I haven't recommended NEW in my newsletter, and I won't. Most of my readers are retired. They need the income stream, but protection is also a major concern. Despite the meaty dividend yield, this situation is much too risky for them.
However, I recently recommended two stocks that I think really fit the bill... even if they do seem a little out of place among the other high-yield stocks in my portfolio.
These companies are the leaders of their industries and pillars of American capitalism... in other words, they are very safe. Just to make sure, I recommended them when their stock prices were depressed so even in the short-term, downside was unlikely.
But it's their income potential that I really like. If you buy one share in each of these companies... which right now will cost you almost exactly $100 for both... over the next 10 years, you'll almost certainly receive more than $75 in dividends... but with a pinch of luck, the payout could exceed $100.
In the year 2016, I project the one-year dividend payout could be as high as $15 from these two stocks combined... a 15% dividend yield on today's buy price of $100.
Here's the thing. Some of my readers didn't like these stock picks because – unlike NEW – they don't pay big dividends right now. In fact, their average dividend yield is a little more than 3%... so you'll probably only get $3 or $4 in dividends this year if you buy them today.
The difference is, the two stocks I picked generate their huge income streams through long-term dividend growth.
For example, stock A has increased its annual dividend 227% in the past 5 years... and 1,207% in the past 10 years. Stock B has increased its payout by 285% in the past 5 years and 567% in the past 10.
Stock A has a 41-year record of increasing its dividend every year, without fail. Stock B has a 31-year record.
As you can see, compounding dividend growth like this, over long stretches, soon becomes a huge source of revenue for the shareholder... that alone makes it a wonder why some people didn't like my picks. However, I haven't mentioned the best part yet...
As dividend payments get bigger, the stock price rises.

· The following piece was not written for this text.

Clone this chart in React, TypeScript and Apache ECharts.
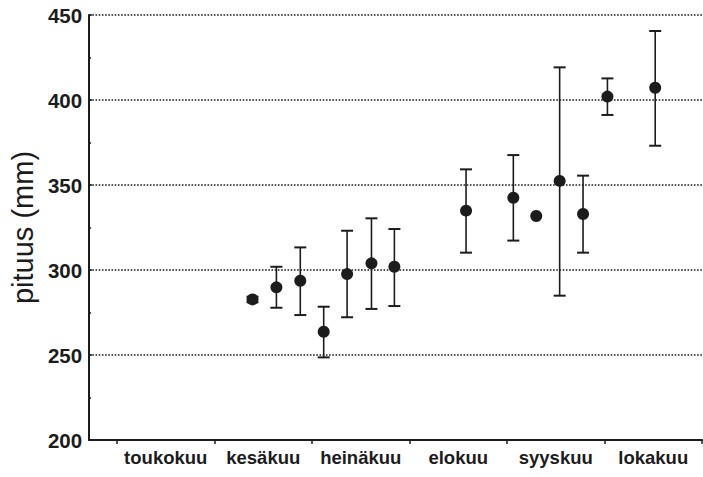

The two stocks I picked generally trade with an average dividend yield between 1.5% and 3%. Let's call it the market's normal range of sentiment for these two stocks. When the average reaches 1.5%, investors are optimistic about the prospects for these two companies and will pay a higher stock price for their dividends. When the dividend yield reaches 3%, investors are pessimistic, and the opposite is true. To be prudent, let's assume pessimism prevails.
If the dividend payout reaches $25 and average dividend yield is 3%, then your two shares of stock will be worth $500 dollars in 2016. ($15 divided by 3%).
Not only have you made 400% gains on your stocks, but they paid you $75 in dividends while you held them. And, you will continue to receive at least 15% dividend yields for as long as you keep holding...
And the whole time, dividend yields never rose above "puny."